In contrast with the typical aging population, researchers found older people with intellectual disability are generally alone—single, without children, and living in a different area than other family, which makes seeing family difficult.

Three-quarters say paid staff are their most important “social partners”—read “friends.” Just over half have friends outside their home. For respondents with severe intellectual disability, more than two-thirds have no contact with family. Researchers found lack of friends and reliance on staff was just as problematic for older people living in community group homes as it was for those in larger, more traditional institutions.
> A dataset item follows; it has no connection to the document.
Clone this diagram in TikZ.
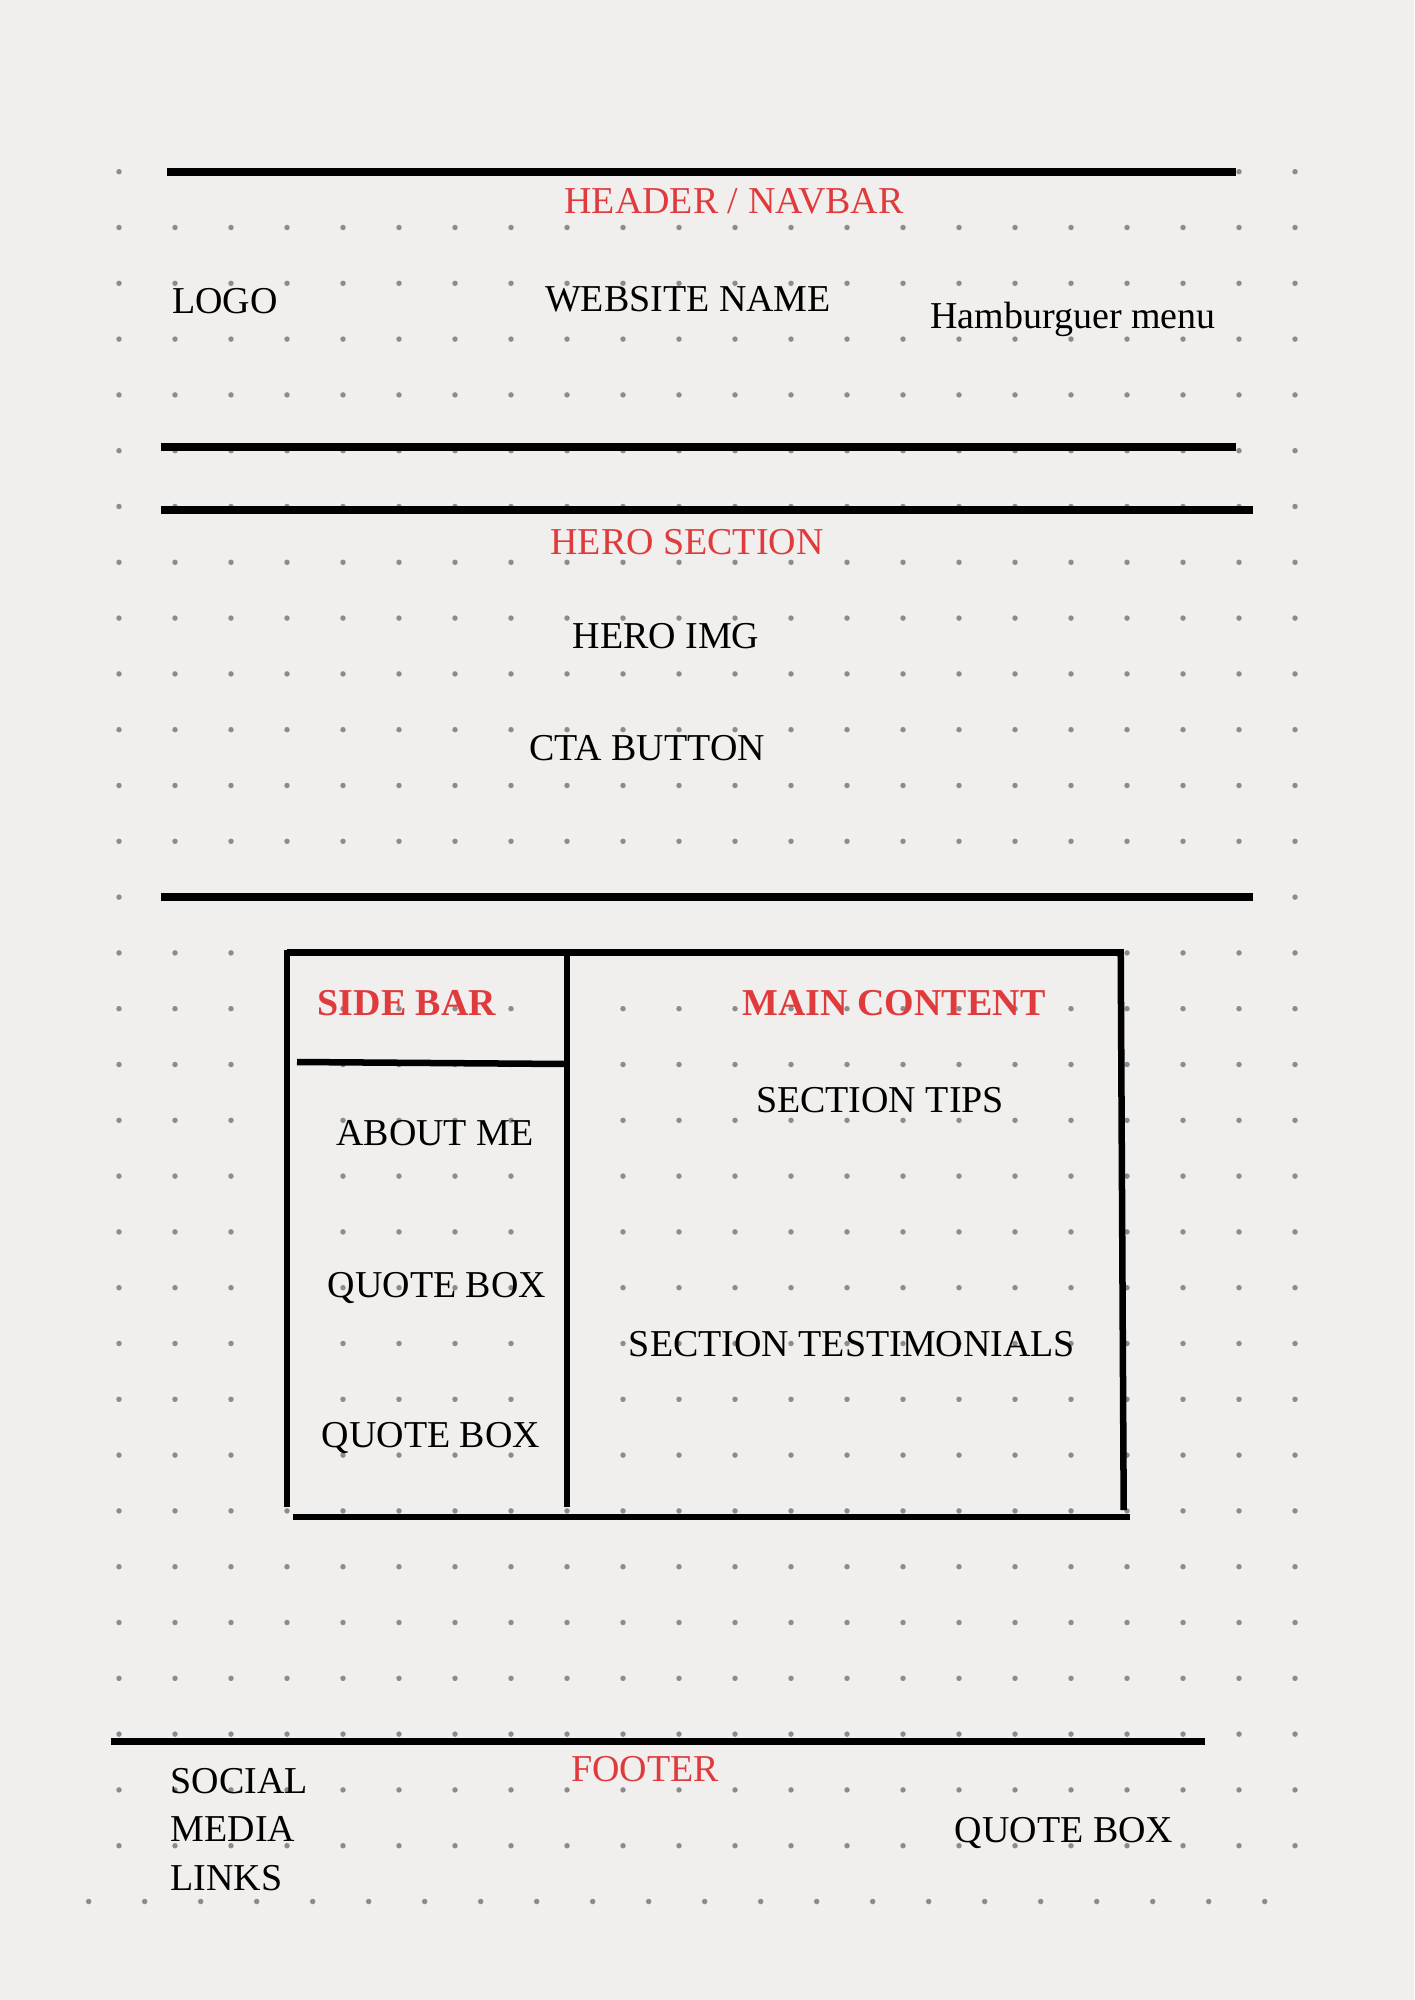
\documentclass[tikz,border=0pt]{standalone}
\usepackage{fontspec}
\setmainfont{Liberation Serif}
\usetikzlibrary{positioning}
\definecolor{paper}{RGB}{240,239,237}
\definecolor{dotgray}{RGB}{140,140,140}
\definecolor{navred}{RGB}{224,58,60}

\begin{document}
\begin{tikzpicture}[x=0.01cm, y=-0.01cm, every node/.style={font=\fontsize{10.8}{13.7}\selectfont, inner sep=0pt, anchor=base}, lbl/.style={text=black}, sectitle/.style={text=navred}, boldtitle/.style={text=navred, font=\fontsize{10.8}{13.7}\selectfont\bfseries}, secline/.style={line width=2pt}, boxline/.style={line width=1.85pt}]
\useasboundingbox (0,0) rectangle (1414,2000);
\fill[paper] (0,0) rectangle (1414,2000);
% dotted paper
\foreach \r in {0,...,30} \foreach \c in {0,...,21} \fill[dotgray] (119+56*\c, 171.7+55.8*\r) circle[radius=0.78pt];
\foreach \c in {0,...,21} \fill[dotgray] (88.7+56*\c, 1901.5) circle[radius=0.78pt];
% section rules
\draw[secline] (167,172) -- (1236,172); \draw[secline] (161,447) -- (1236,447);
\draw[secline] (161,510) -- (1253,510); \draw[secline] (161,897) -- (1253,897);
\draw[secline] (111,1741) -- (1205,1741);
% content box
\draw[boxline] (287,952.7) -- (1124,952.7); \draw[boxline] (287,950) -- (287,1507); \draw[boxline] (567,952.7) -- (567,1507);
\draw[boxline] (1120.7,950) -- (1123.7,1510); \draw[boxline] (293,1517) -- (1130,1517); \draw[boxline] (297,1062) -- (567,1064);
% labels
\node[sectitle] (navtitle) at (734,214) {HEADER / NAVBAR};
\node[lbl] (logo) at (225,314) {LOGO};
\node[lbl] (sitename) at (688,311) {WEBSITE NAME};
\node[lbl] (burger) at (1073,328) {Hamburguer menu};
\node[sectitle] (herotitle) at (687,554) {HERO SECTION};
\node[lbl] (heroimg) at (666,648) {HERO IMG};
\node[lbl] (cta) at (647,760) {CTA BUTTON};
\node[boldtitle] (sidetitle) at (407,1015) {SIDE BAR};
\node[boldtitle] (maintitle) at (894,1015) {MAIN CONTENT};
\node[lbl] (tips) at (880,1112) {SECTION TIPS};
\node[lbl] (about) at (435,1145) {ABOUT ME};
\node[lbl] (quoteA) at (437,1297) {QUOTE BOX};
\node[lbl] (testimonials) at (852,1356) {SECTION TESTIMONIALS};
\node[lbl] (quoteB) at (431,1447) {QUOTE BOX};
\node[sectitle] (foottitle) at (645,1781) {FOOTER};
\node[lbl, align=left, anchor=base west] (social) at (170,1890) {SOCIAL\\MEDIA\\LINKS};
\node[lbl] (quoteC) at (1064,1842) {QUOTE BOX};
\end{tikzpicture}
\end{document}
Respondents said they were most likely to confide in paid staff, well ahead of siblings and friends.

“Our findings show that movement to the community does not necessarily equate with community integration,” says principal investigator Mary McCarron of Trinity College Dublin, echoing a theme in this earlier BLOOM post. “Unless the community is truly organized and resourced to support aging people with intellectual disability…their experience may instead be one of social isolation, loneliness and new forms of institutionalization,” Professor McCarron said.
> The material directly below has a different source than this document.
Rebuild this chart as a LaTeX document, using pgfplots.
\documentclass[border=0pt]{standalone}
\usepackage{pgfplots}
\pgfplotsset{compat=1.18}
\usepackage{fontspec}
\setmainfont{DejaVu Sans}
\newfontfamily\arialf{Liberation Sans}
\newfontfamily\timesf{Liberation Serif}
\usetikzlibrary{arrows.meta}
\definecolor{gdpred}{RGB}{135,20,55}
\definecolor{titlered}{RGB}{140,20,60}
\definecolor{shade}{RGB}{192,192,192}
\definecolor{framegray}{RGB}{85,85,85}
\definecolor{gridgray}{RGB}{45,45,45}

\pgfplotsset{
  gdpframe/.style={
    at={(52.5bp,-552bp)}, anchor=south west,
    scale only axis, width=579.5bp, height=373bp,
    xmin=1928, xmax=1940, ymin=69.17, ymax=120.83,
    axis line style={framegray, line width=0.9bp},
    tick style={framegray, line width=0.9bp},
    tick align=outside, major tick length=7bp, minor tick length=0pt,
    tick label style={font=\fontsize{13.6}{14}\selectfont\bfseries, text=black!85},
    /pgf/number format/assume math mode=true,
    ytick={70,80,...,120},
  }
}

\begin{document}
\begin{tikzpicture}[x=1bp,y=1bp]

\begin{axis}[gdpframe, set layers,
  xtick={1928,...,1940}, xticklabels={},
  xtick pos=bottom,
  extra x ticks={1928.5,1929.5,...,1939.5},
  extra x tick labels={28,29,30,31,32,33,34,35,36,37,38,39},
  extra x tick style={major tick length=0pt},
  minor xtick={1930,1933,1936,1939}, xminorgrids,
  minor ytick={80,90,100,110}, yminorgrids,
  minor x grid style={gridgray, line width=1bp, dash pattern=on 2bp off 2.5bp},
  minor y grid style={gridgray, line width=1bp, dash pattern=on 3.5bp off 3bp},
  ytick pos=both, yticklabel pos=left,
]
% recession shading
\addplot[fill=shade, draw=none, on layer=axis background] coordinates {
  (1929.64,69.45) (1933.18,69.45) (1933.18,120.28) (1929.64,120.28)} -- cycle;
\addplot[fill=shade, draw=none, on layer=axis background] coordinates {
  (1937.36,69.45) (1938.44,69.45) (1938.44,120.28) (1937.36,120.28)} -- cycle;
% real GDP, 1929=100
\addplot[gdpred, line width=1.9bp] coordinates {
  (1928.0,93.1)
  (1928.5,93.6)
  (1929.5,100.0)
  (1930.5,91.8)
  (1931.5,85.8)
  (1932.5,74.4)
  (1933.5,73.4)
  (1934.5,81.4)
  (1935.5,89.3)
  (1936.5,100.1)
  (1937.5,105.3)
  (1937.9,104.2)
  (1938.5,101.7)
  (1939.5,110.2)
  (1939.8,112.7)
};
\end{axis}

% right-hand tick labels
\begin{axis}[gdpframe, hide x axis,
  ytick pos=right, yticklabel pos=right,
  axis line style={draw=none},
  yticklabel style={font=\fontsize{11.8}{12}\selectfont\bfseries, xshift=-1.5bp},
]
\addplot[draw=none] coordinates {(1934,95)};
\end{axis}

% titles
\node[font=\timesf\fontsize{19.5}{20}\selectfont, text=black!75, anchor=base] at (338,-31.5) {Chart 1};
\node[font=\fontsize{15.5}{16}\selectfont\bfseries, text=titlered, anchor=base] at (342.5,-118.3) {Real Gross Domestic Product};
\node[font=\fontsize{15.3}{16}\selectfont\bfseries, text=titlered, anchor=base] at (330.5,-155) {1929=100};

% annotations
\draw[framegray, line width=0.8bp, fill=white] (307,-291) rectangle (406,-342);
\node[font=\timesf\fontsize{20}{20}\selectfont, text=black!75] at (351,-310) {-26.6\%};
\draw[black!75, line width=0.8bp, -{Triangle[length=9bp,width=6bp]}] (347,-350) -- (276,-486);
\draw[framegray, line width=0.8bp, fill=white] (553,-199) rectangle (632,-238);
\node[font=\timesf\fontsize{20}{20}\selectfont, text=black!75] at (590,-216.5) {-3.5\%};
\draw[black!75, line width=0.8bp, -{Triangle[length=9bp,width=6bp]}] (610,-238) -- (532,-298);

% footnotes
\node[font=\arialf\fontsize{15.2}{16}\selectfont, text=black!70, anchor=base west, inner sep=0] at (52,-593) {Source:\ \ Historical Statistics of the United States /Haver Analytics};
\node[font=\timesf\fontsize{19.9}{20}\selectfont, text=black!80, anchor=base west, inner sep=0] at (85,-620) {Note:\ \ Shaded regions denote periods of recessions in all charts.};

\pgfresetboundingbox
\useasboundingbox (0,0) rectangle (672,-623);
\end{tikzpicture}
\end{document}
Almost two-thirds of older people with intellectual disability in the Irish study have trouble getting into the community, or don’t go out at all—with “need someone’s assistance” as the main reason they're stuck inside.

Researchers note that “living in the community” for older people with intellectual disability bears little resemblance to life in the same neighbourhood for the general aging population.

While older people with intellectual disabilities had significantly lower rates of high blood pressure and heart attack than the regular population, a majority were overweight, engaged in little physical activity and had osteoporosis.

Compared to a 33 per cent employment rate for the general aging population, only 6.5 per cent of older people with intellectual disability were employed at the three-year mark of the study. About 80 per cent attended a day program.

At the beginning of the study, 32 per cent reported never having attended school. At the three-year mark, over 80 per cent said they had trouble reading, writing, doing simple math and using money. More than 60 per cent could not read their own name.

The researchers note that for the first time in history, people with intellectual disability are growing old in considerable numbers.

I'm grateful that such a large, rigorous study is shining a light on this marginalized population.

But its results cast a shadow on my hopes for Ben's future.


Watching Ben climb the stairs with his dad on Monday I was happy that he had a co-op placement at Tim Horton’s, that he was wearing the standard button-down shirt despite his sensory aversion, and that son and dad were so pleased to see each other.

Ben prefers it when his dad waits at the end of the bus ride. Sometimes when I pick him up he’ll pretend to snap his fingers in a gesture of “darn.”

“I know,” I’ll say. “I’m your second favourite.”

I recognize we’re incredibly lucky that we have one more year for Ben in the school system, and that he is doing co-op five days a week: two days at Tim Horton’s and three days at Variety Village, the adapted gym. He has an assistant who goes with him. This allows D’Arcy and I to work regular hours.  


But at 21 our children lose the learning stimulation, routine and social connections of school, with nothing to replace them. Hiring workers to support your adult child can be extremely expensive. And you may be starting at ground zero to organize activities that are meaningful for your child.

We have a small group of workers, family and friends who met last weekend as a follow-up to a life-plan day we did with Ben, where we looked at his goals for the future and how we can support him. I hope we can come up with a mix of activities for him when he graduates that may include part-time work and a day program. People like my son deserve a better future.


I'm not convinced that the Irish study will result in richer lives for the seniors studied. I don't think the average person is concerned with, or willing to invest in, the happiness of people with disabilities. How can we change that?